A powerful piece of medical dogma is the notion that depression has genetic roots. Talk to many doctors and they’ll tell you that the reason for taking antidepressants to restore the “chemical imbalance” in the brain caused by the genes responsible for depression. Sound familiar?
Surprisingly, it turns out that depression is not strongly influenced by genetics, contrary to years of medical ‘wisdom.’ This iconoclastic conclusion comes from an exceptionally powerful new study into the genetics of depression. For decades, scientists have been trying to identify a small set of genes that they believed rendered carriers highly susceptible to developing depression. Turns out we were wrong!
One gene in particular, the serotonin transporter gene SLC6A4, got a lot of attention. Caspi et al. published a now famous paper in 2003 which they believed provided “evidence of a gene-by-environment interaction, in which an individual’s response to environmental insults is moderated by his or her genetic makeup.” This idea was so well received that the Caspi paper has been cited 8529 times, as of the time of writing this blog.
However, Caspi and colleagues were wrong, as were hundreds of other researchers who published thousands of papers in the belief that they had found evidence to show a linkage between genetics and depressed mental space. That idea was turned on its head by Richard Border, Matthew Keller and colleagues from the University of Colorado Boulder who debunked the notion that depression is caused by or aggravated by genetics.
How did they reach this remarkable conclusion? Border et al. used multiple large samples ranging in size from 62,138 to 443,264 people, in total drawing data from 621,214 individuals. That’s very impressive! Sample sizes of that magnitude have the statistical power to answer the questions about genetics and depressed mood and avoid false positive results (type I errors). By comparison, Caspi et al. had a sample size of 847 subjects.
To ensure that their study was not limited by narrow definitions of depression, Border et al. measured depression in many different ways, including diagnosis, current severity, lifetime symptom count, duration of depression, the presence of recurrent symptoms, and so on. To be certain that they identified all and any associations between depression and genetics, they used very liberal criteria for statistical significance.
They then examined the interaction between their various definitions of depression and the 18 most commonly researched genes suspected to be linked to depression, but they found nothing significant. In fact, they found that the association between depression and suspect candidate genes was the same as the association between the condition and randomly selected genes. Basically, this means that the previously reported associations were chance findings.

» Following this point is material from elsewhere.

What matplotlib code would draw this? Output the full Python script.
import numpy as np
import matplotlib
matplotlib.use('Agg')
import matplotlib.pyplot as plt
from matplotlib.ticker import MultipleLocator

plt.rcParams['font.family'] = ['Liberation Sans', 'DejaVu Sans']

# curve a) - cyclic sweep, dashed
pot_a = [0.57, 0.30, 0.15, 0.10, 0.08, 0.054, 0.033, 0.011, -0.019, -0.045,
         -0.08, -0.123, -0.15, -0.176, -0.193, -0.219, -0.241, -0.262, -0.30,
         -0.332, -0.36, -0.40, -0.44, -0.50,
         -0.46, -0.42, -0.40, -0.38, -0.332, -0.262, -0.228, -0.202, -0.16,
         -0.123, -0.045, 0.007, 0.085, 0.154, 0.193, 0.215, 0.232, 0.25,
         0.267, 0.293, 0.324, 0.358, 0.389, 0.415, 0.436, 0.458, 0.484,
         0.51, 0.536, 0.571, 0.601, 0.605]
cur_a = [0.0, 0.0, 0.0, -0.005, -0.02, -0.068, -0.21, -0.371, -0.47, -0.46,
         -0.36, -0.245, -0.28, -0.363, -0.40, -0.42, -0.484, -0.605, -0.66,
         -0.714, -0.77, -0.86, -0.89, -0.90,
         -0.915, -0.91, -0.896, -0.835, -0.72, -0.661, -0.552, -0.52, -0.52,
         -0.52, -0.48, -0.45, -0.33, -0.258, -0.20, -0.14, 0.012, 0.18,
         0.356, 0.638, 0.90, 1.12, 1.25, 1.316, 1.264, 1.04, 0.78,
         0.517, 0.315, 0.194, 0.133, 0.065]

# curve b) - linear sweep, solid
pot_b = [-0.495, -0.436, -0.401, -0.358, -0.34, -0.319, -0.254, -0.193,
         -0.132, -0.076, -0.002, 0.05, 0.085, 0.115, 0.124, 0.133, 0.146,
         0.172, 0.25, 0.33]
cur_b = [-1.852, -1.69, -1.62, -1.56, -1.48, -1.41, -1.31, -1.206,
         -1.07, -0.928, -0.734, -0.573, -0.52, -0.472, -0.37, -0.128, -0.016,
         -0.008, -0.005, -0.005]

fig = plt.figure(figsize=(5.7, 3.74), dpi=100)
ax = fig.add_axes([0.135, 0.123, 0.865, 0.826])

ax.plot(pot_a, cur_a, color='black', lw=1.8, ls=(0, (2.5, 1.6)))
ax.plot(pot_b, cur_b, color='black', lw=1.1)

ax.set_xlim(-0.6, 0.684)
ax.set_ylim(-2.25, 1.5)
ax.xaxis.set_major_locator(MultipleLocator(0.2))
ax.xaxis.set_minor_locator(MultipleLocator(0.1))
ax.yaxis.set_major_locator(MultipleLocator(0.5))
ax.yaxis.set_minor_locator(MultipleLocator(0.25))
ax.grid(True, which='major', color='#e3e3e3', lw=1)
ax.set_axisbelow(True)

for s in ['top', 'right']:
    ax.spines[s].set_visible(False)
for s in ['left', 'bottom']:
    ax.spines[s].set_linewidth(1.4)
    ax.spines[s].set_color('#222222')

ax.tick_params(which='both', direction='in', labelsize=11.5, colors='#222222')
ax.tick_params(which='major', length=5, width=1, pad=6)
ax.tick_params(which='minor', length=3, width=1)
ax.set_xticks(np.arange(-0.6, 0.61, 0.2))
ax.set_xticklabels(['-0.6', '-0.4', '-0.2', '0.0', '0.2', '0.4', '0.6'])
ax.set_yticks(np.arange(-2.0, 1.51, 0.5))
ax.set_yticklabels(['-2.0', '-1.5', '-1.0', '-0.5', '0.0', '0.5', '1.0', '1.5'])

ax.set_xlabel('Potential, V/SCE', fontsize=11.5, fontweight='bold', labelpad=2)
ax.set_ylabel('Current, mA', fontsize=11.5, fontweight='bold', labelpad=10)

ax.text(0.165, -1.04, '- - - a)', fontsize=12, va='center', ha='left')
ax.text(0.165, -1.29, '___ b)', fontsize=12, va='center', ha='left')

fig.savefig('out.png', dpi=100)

As common sense would predict, they did find an association between exposure to psychological trauma and depression, but they did not find any gene-environment interaction between candidate genes and psychological trauma. Nor did they find any association with common single nucleotide polymorphisms across each of the candidate (suspect) genes.

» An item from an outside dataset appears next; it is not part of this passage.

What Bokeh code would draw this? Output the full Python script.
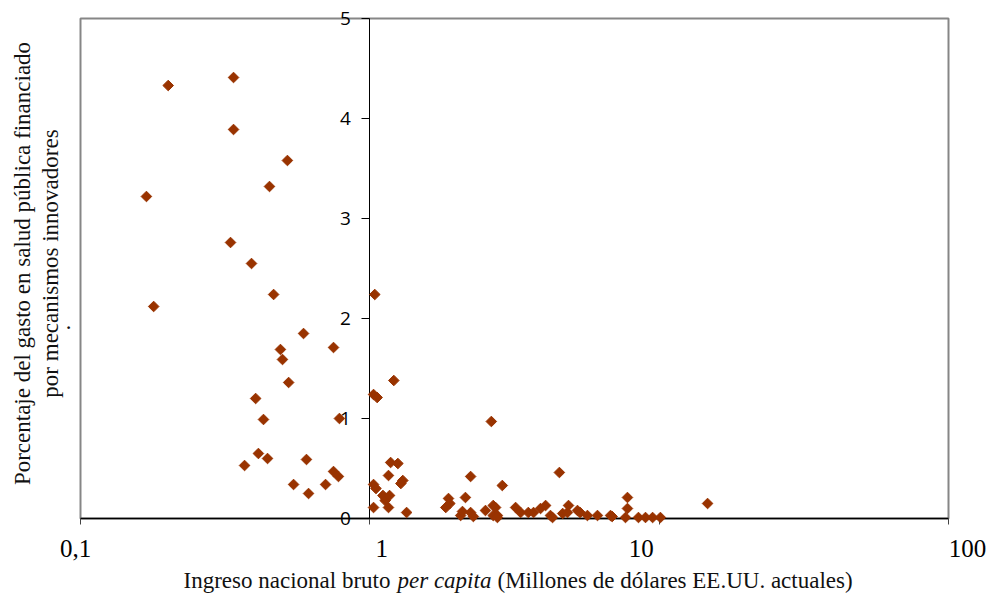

Border and colleagues carefully point out the inadequacies of previous research that suggested that depression is moderated by genetics. They demonstrate that the previous findings were, in fact, false positives. They conclude “that it is time for depression research to abandon historical candidate gene and candidate gene-by-environment interaction hypotheses.”
The findings of Richard Border and colleagues highlights the danger of a knee-jerk approach to scientific reductionism in combination with small sample sizes. As anyone who has suffered from depression knows, depression is a highly complex emotional space and is influenced by a multitude of factors, internal and external. Senior author, Prof Matthew Keller, an associate professor of psychology and neuroscience, summed it up nicely by saying, “We are not saying that depression is not heritable at all. It is. What we are saying is that depression is influenced by many, many variants, and individually each of those has a minuscule effect.”
Personally, I think that these are liberating findings. Many depressed patients and their treating healthcare professionals have been caught in the mental trap of believing that the patient’s low mood was strongly driven by genetic factors. On that view, patients were doomed to a lifetime of depressed mood by their DNA and only antidepressant medication could help to ease the pain. Border’s findings position the cause of depressed mood where it belongs; in the mind. The good news is that this means that there is hope that depression can be treated by psychotherapy. That is not to say that it is easy to treat depression, but it is easier to shift entrenched mental habits than it is to change DNA (with apologies to all the CRISPR-Cas9 editing fans out there).